Tuesday, September 18, 2007

Home versus Investments

People ask why I would not pay off my home faster than 30 years. Well for myself personally our home is worth a lot about $600k, so if I paid off our home it would be disproportionally a large percentage of our net worth.

Home equity and investments in Stocks/Bonds I think needs to be balanced. When considering a portfolio home equity does play a role in stabilzing and diversifying most people's investments. Unfortunately for us, we had a lot of home equity and still do, but little equity investments. This I think is a terrible position to be in, home rich and cash poor. Thus to me the next 5 years is to be spent bulking up our equity positions and retirement funds. That way our overall portfolio will be balanced.

Right now we have $155k in home equity with our DP and equity paydown. This is not counting any appreciation period. I think it hasn't moved since we bought it in 2005, I think below market price. We also did some major improvements which probably have helped the value including repairing a retaining wall for parking and installing a retaining wall for the backyard. Cost of those projects have been minimal, and currently we're installing a gas fireplace which is the first major cost incurred.

However, we unfortunately only have $61k in retirement and $30k in cash. This means we have $91k equity position. That means we have 63% of our net worth tied up in our house. In reality it's more like 80% because the $30k is partially an EF and the rest is cash for DH's school tuition (so it's gone though we're holding onto it). We carry too much cash I feel for people in our 20s, except that we need it to pay for tuition every three months. This is too risky to be investing in stocks or mutual funds of any sort.

This really scares me to have so much tied up in an illiquid asset. I don't think we're in a great financial position. We have too much money tied up in one asset. And as most people know tying up any portofolio weighted too heavily in one asset/stock is a bad idea. It increases the risk/volatility of the portfolio.

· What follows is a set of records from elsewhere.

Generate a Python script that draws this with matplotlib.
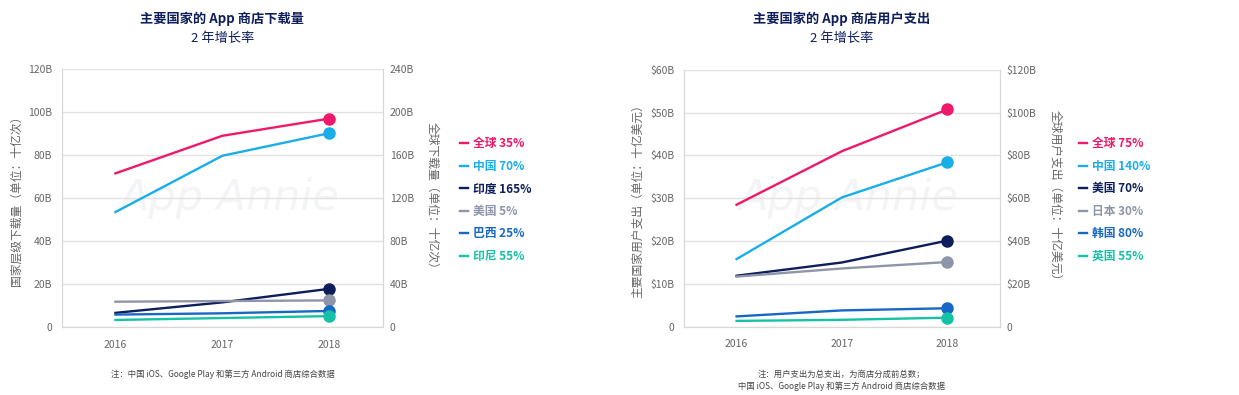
import matplotlib
matplotlib.use("Agg")
import matplotlib.pyplot as plt
from matplotlib.ticker import FuncFormatter

plt.rcParams['font.family'] = ['Noto Sans CJK SC', 'DejaVu Sans']

years = ['2016', '2017', '2018']

# downloads (billions); global is on the right axis
dl_names = ['全球', '中国', '印度', '美国', '巴西', '印尼']
dl_growth = ['35%', '70%', '165%', '5%', '25%', '55%']
dl_global = [143, 178, 194]
dl_china = [53.5, 79.7, 90.2]
dl_india = [6.6, 11.5, 17.8]
dl_us = [11.8, 12.1, 12.4]
dl_brazil = [5.8, 6.4, 7.5]
dl_indonesia = [3.3, 4.2, 5.1]

# consumer spend (billions USD); global is on the right axis
sp_names = ['全球', '中国', '美国', '日本', '韩国', '英国']
sp_growth = ['75%', '140%', '70%', '30%', '80%', '55%']
sp_global = [57, 82, 101.5]
sp_china = [15.8, 30.2, 38.4]
sp_us = [11.9, 15.0, 20.1]
sp_japan = [11.7, 13.6, 15.1]
sp_korea = [2.4, 3.8, 4.3]
sp_uk = [1.35, 1.6, 2.1]

colors = ['#F0186A', '#19AEE8', '#0E1E5B', '#8F95A9', '#1768C4', '#16C2A6']
navy = '#0E1E5B'
grey_txt = '#666666'
grid_c = '#E2E2E2'

fig = plt.figure(figsize=(12.39, 3.95), dpi=100)


def draw(rect, glob, series, names, growth, ylim, fmt, ylab, ylab2,
         title, notes, leg_x):
    ax = fig.add_axes(rect)
    ax2 = ax.twinx()
    x = range(len(years))
    handles = []
    # global on right axis
    h, = ax2.plot(x, glob, color=colors[0], lw=1.7, label=names[0] + ' ' + growth[0], zorder=3)
    ax2.plot(x[-1], glob[-1], 'o', color=colors[0], ms=8, zorder=4)
    handles.append(h)
    for i, s in enumerate(series):
        c = colors[i + 1]
        h, = ax.plot(x, s, color=c, lw=1.7, label=names[i + 1] + ' ' + growth[i + 1], zorder=3)
        ax.plot(x[-1], s[-1], 'o', color=c, ms=8, zorder=4)
        handles.append(h)

    ax.set_xlim(-0.5, 2.5)
    ax.set_ylim(0, ylim)
    ax2.set_ylim(0, ylim * 2)
    ax.set_yticks([ylim / 6 * k for k in range(7)])
    ax2.set_yticks([ylim / 3 * k for k in range(7)])
    ax.yaxis.set_major_formatter(FuncFormatter(fmt))
    ax2.yaxis.set_major_formatter(FuncFormatter(fmt))
    ax.set_xticks(list(x))
    ax.set_xticklabels(years)
    ax.grid(axis='y', color=grid_c, lw=1)
    ax.set_axisbelow(True)
    for a in (ax, ax2):
        a.tick_params(length=0, labelsize=7.5, labelcolor=grey_txt)
        a.spines['top'].set_visible(False)
        for sp in ('left', 'right', 'bottom'):
            a.spines[sp].set_color('#D8D8D8')
    ax.tick_params(axis='y', pad=7)
    ax2.tick_params(axis='y', pad=5)
    ax.tick_params(axis='x', pad=9)
    ax.set_ylabel(ylab, fontsize=8.5, color=grey_txt, labelpad=4)
    ax2.set_ylabel(ylab2, fontsize=8.5, color=grey_txt, rotation=270, labelpad=18)

    ax.text(0.52, 0.5, 'App Annie', transform=ax.transAxes, ha='center', va='center',
            fontsize=31, style='italic', color='#F3F4F6', family='Liberation Sans Narrow',
            zorder=0)

    cx = rect[0] + rect[2] / 2
    fig.text(cx, 0.953, title, ha='center', va='center', fontsize=9.5,
             fontweight='bold', color=navy)
    fig.text(cx, 0.903, '2 年增长率', ha='center', va='center', fontsize=9.5, color=navy)
    for k, n in enumerate(notes):
        fig.text(cx, 0.052 - k * 0.031, n,
                 ha='center', va='center', fontsize=6, color='#444444')

    fig.legend(handles=handles, loc='upper left', bbox_to_anchor=(leg_x, 0.652),
               frameon=False, handlelength=0.7, handletextpad=0.4,
               labelspacing=0.8, borderpad=0, borderaxespad=0,
               prop={'size': 8.5, 'weight': 'bold'}, labelcolor='linecolor')
    return ax


def fmt_dl(v, pos):
    return '0' if v == 0 else '%dB' % v


def fmt_sp(v, pos):
    return '0' if v == 0 else '$%dB' % v


draw([0.050, 0.172, 0.259, 0.653], dl_global,
     [dl_china, dl_india, dl_us, dl_brazil, dl_indonesia],
     dl_names, dl_growth, 120, fmt_dl,
     '国家层级下载量（单位：十亿次）', '全球下载量（单位：十亿次）',
     '主要国家的 App 商店下载量',
     ['注：中国 iOS、Google Play 和第三方 Android 商店综合数据'], 0.371)

draw([0.552, 0.173, 0.255, 0.650], sp_global,
     [sp_china, sp_us, sp_japan, sp_korea, sp_uk],
     sp_names, sp_growth, 60, fmt_sp,
     '主要国家用户支出（单位：十亿美元）', '全球用户支出（单位：十亿美元）',
     '主要国家的 App 商店用户支出',
     ['注：用户支出为总支出，为商店分成前总数；', '中国 iOS、Google Play 和第三方 Android 商店综合数据'],
     0.871)

fig.savefig('out.png', dpi=100)
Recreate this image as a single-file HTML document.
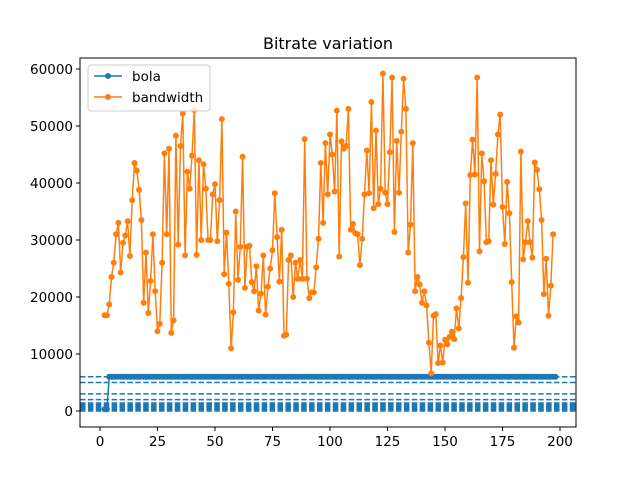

Thus I am hoping in the next 5 years to be at 50% home equity and 50% investments. I think this is a realistic goal. But our precarious position is an example of why paying off a home when you have few other assets can actually increase your risk.

Another point is that when we have enough in our taxable account to pay off our mortgage in one fell swoop I'll feel more comfortable. Until then we're going to hang on to cash so we can easily ride out a job loss for say at least 3 years and potentially 5 years. Chances are that if we lost our jobs, we'd have a substantial severance (happened last time 8 months but potentially 12+ months), and we'd likely find a job before time ran out. Another caveat is we've diversified our risk by broadening our career goals and opportunities with our degrees, hence we're more able to find a job we like and will pay well.

3 comments:

Anonymous said...

I agree with you that you should have more liquid funds and not too much in equity BUT......you are living in a condo now and I don't think this will be your final home. Right? So, no, I wouldn't pay off that mortgage and just keep saving like you are doing. However, when you do move into your permanent home, then yes, try to pay off mortgage as soon as possible.
While it is very nice to have money in retirement and saving investments, the one equation with that and balancing it against a paid off mortgage is the one underlying factor-RISK. Investments, such as savings and retirement can have a certain amount of risk but the home is steady. My advice is to try to get a mortgage paid off while you are still in your 50's, not 60's or even later.
Also, never tap into your equity for anything. That equity is your lifeline. I hate it when people use their equity to buy cars, vacations, college tuition or even remodeling.
Just my 2 cents.

Living Almost Large said...

Boomie, I cannot agree more about tapping home equity. If you have to tap home equity you can't afford it. I also don't like it for consolidating CC, because you learn nothing. All you learn is CC can be charged up again.

The thing about investments is that though it's risky, if you have 2x the investments of your equity, that's a huge hit you'd have to take in the market. And you'd still probably be able to live comfortably if it took 50% dive.

Even in our permenant home I'll pay it in full in one swoop. I think that might happen when we have enough assets we'll wait until 2x the value and then move on paying it off. Keep enough security.

Anonymous said...

I guess it's all just a matter of personal preference. I feel better knowing that I am paying off a little bit more of the principal balance on my mortgage each month and the bank is going to earn less interest from me. Is my way right? No! Is it wrong? No! I think it's just figuring out what you are most comfortable with and going with it. I completely agree with not tapping into the equity!